Il piccolo Napoleone ha dichiarato l’attacco. La Francia ha preso il comando formale delle operazioni contro Gheddafi, ha rimesso in campo la Grandeur. Per Sarkozy è una prova di forza importante, vuole dimostrare di essere un leader e porre una opzione sulla spartizione miliardaria post bellica. C’è voglia di far rispettare il diritto ma anche di affermazione. E fra un anno deve presentarsi agli elettori. Oggi Nicolas è l’Europa, oggi è la Nato. Speriamo bene.
I britannici si sono fatti soffiare la primogenitura dell’attacco. Non tarderanno a recuperare se, speriamo di no, il caso si porrà. E’ la gioventù di un Cameron non abbastanza smaliziato che pesa sulle decisioni di Londra.
L’America partecipa ma è lontana. E Obama, Nobel per la Pace, ha paura di essere scambiato per Bush.
L’Italia ha fatto quello doveva. Mettere le basi a disposizione nel rispetto dell’antico e forte vincolo Atlantico. Ma non accendere i motori dei suoi vecchi Tornado perché è troppo vicina al nemico.

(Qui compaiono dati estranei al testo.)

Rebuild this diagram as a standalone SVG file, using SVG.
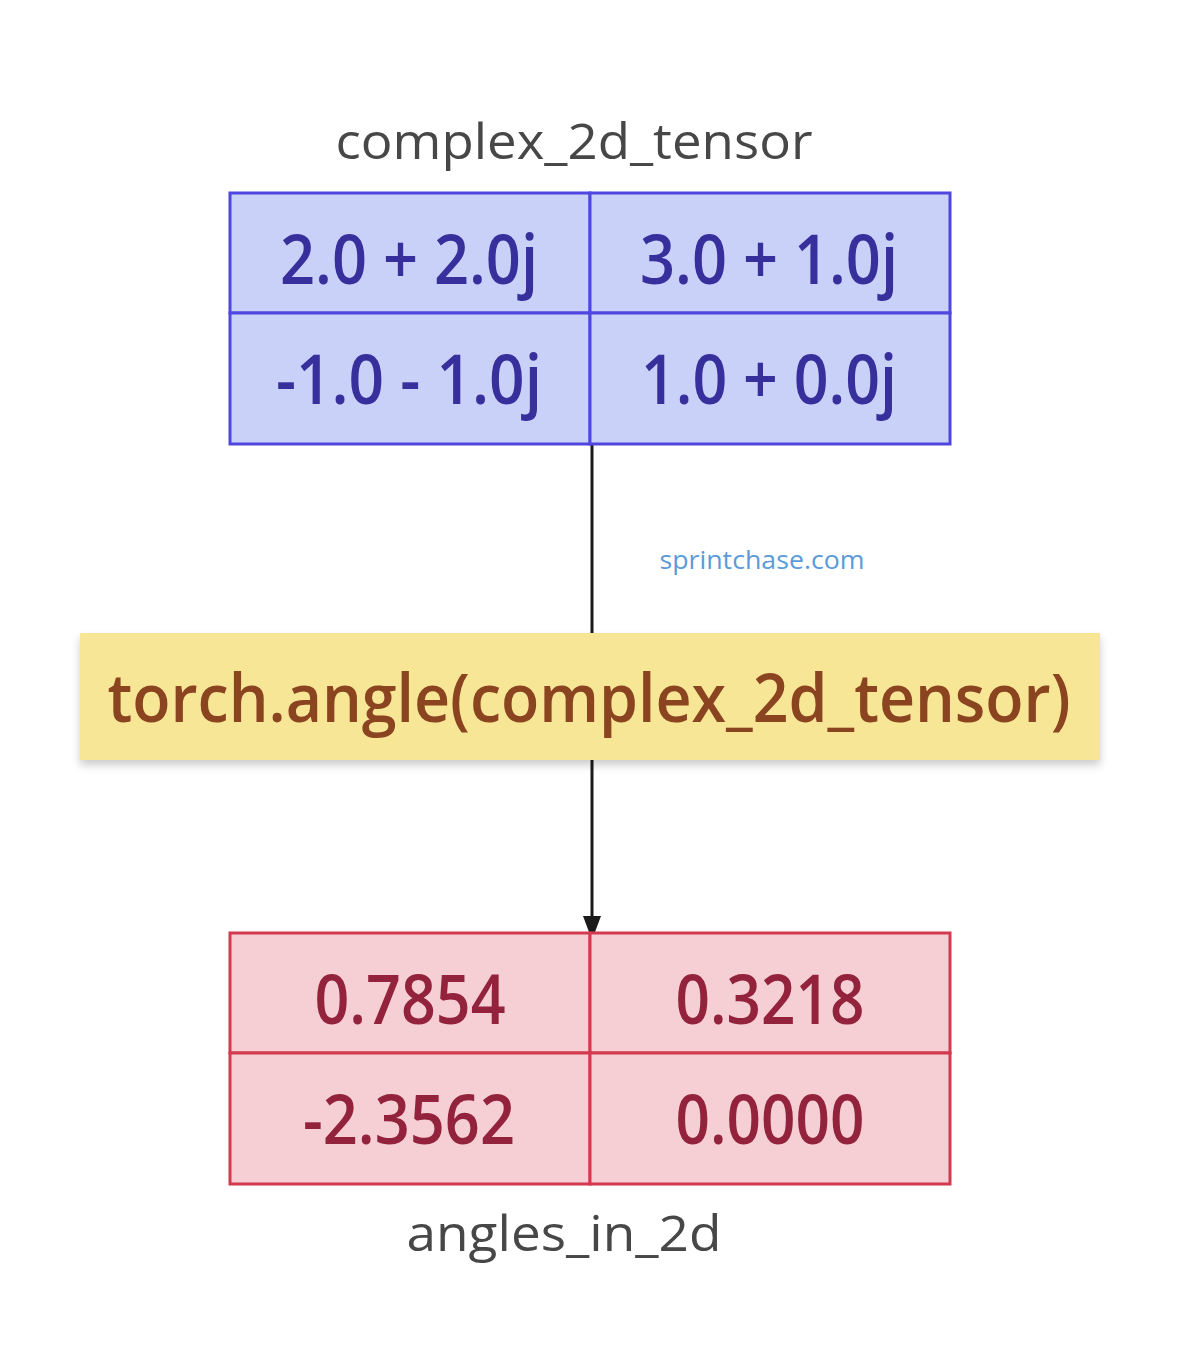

L’Ue non si è vista e non si doveva/poteva vedere. La Difesa non è una sua priorità. Van Rompuy è subito saltato sul carro del vincitore tuonando contro la Libia. Prima di oggi non poteva farlo. Adesso non lo ascolta nessuno.
L’alto rappresentante Ashton non ha ancora dato notizieE’ bene che si occupi della cornice, cosa non meno importante. Quella della cooperazione umanitaria e del progetto riorganizzazione da mettere in piedi quando le armi taceranno.

La Nato non è pervenuta. Gli ambasciatori dei ventotto alleati studiano piani da giorni. Non volevano andare a menare le mani in Libia perché l’Afghanistan era più che sufficiente. Turchia e Germania hanno frenato. Forse scenderanno in campo in un secondo momento. Immagine offuscata e ancora orfana di guerra fredda.
Germania in ritirata. La Merkel ha tolto la gamba in tutti gli interventi. Ha accettato l’ammosciamento della nuova governance economia europea, ha fatto dietrofront sul nucleare e ha scelto la linea non interventista. Giuste o sbagliate che siano le sue posizioni, la cancelliera ormai fa solo quello che serve per cercare di puntellare il suo consenso politico in patria e non perdere le elezioni locali. Nel bene nel male, il voto permanente tedesco ha disinnescato la Germania.